Pat Ellis was enjoying her morning meditation this past Sunday when she was suddenly interrupted by a loud blast.
Out the window, she saw a black bear — shot dead by a conservation officer in her own front yard in Whitehorse's Riverdale neighbourhood.
"I've never heard of a bear in Riverdale before around the streets... we're not that close to the bush," said Ellis, who lives on Teslin Road. She says she was shaken by the experience.
David Bakica, the conservation officer who culled the bear, says he started receiving calls about it walking through Riverdale early Sunday morning.
The animal was spotted eating garbage and compost before he finally caught up to it as it was laying under a pine tree in the front yard on Teslin Road at about 10 a.m.
"This is actually pretty unusual. We don't usually get them coming this far into neighbourhoods," said Bakica.
"It's typically around the edges."
He estimates the young male bear was 3 years old and weighed 120 pounds.
Bakica said he killed the bear because it was a public safety threat, with many residents out walking that morning with their dogs and children.

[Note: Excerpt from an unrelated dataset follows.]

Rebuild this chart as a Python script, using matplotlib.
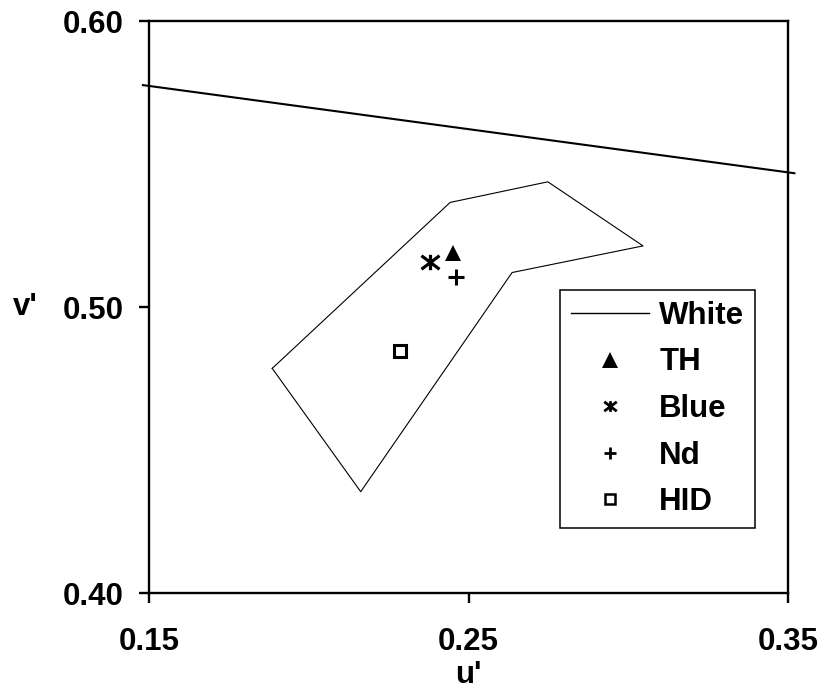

"[The bear] was not a good candidate for us to do anything other than destroy it, as it had clearly been in the garbage, clearly was unafraid of people, and was willing to go into the middle of a subdivision to try and access garbage and compost," he said.
"We're luring a lot of wildlife around the place"
Ellis is concerned that people are inadvertently luring bears into the neighborhood by feeding wildlife.
"We're luring a lot of wildlife around the place," said Ellis. "We're feeding foxes who are not starving. They shouldn't be fed."
She says she's seeing more and more foxes in her neighborhood every year, and people are leaving food out in the streets for them to eat.
Bakica notes that feeding wildlife —whether that be foxes or birds— is not only dangerous, it's illegal. He encourages people to report the behaviour.
He also says leaving food out attracts bears into residential areas and that wild animals have more than enough food already, adding that even bird feeders should be avoided.
"Bears will over time get used to the fact that there's people around and if you combine that with the smell of food sources, that's what happens," said Bakica.
He noted this bear season is no different than past ones.
Bears tend to wander onto people's properties during the months of July and August as their food sources become more scarce. When berries start growing at the end of August, they are less likely to wander into residential areas.
"It really is all about smells," said Bakica. "We're talking barbecues, birdseed, scented candles, just all the kinds of things that you should think about trying to minimize in your backyard compost."
The Yukon Government's conservation officers have resources online on how to 'bear-proof' your backyard.
Some tips include:
Storing garbage and other attractants in a secure garage, locked shed or fenced yard.
Putting garbage, compost and recycling out the morning of collection, not the night before.
Keeping extra smelly items such as scraps of fish or meat in the freezer until collection day.
Washing bins regularly to reduce smells.